Select the lines that contain "matplotlib" and copy each of them.

RECORD EXCERPTS =>
■ ■ ■ ■ ■ ■ ■

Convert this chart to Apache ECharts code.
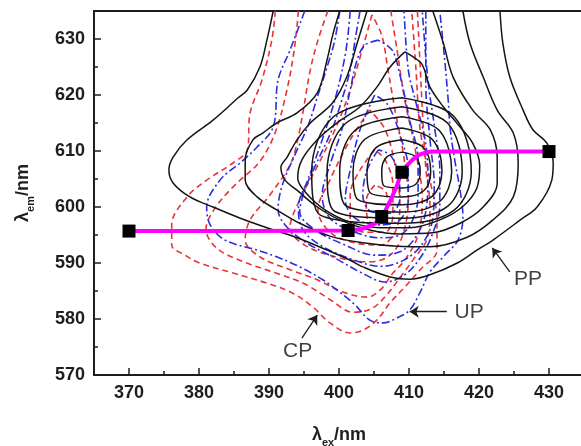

■ ■ ■ ■ ■ ■ ■

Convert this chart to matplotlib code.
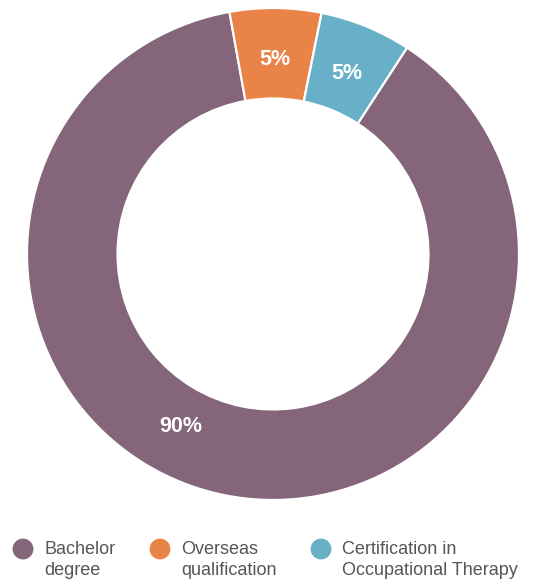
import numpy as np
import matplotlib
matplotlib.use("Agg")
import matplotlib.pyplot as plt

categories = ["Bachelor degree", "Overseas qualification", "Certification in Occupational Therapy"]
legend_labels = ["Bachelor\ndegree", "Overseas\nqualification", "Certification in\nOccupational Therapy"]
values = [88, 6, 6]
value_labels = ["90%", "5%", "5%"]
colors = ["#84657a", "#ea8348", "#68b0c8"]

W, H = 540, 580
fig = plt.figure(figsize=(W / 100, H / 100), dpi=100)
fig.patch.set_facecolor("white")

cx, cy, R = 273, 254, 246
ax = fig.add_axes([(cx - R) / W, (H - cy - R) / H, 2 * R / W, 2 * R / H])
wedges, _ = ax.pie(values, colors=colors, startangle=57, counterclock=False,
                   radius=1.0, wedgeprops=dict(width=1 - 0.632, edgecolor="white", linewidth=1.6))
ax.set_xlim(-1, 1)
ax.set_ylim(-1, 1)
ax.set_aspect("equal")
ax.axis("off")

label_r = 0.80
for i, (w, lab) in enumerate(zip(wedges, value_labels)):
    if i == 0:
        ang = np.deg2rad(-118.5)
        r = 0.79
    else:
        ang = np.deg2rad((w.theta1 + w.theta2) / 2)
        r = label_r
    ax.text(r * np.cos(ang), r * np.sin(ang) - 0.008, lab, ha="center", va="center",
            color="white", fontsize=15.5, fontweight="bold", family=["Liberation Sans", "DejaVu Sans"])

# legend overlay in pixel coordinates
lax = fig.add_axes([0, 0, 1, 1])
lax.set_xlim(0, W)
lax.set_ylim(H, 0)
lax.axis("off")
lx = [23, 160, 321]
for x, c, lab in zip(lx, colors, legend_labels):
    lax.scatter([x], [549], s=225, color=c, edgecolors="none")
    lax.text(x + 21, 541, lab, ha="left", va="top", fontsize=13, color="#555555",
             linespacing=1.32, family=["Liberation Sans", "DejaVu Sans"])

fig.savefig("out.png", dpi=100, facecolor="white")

■ ■ ■ ■ ■ ■ ■

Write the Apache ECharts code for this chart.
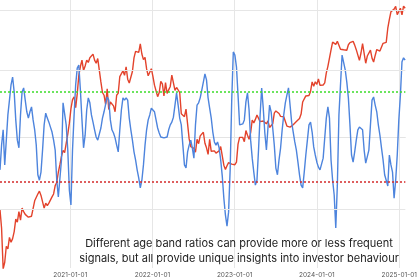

■ ■ ■ ■ ■ ■ ■

TASK ANSWER =>
Convert this chart to matplotlib code.
import matplotlib
matplotlib.use("Agg")
import matplotlib.pyplot as plt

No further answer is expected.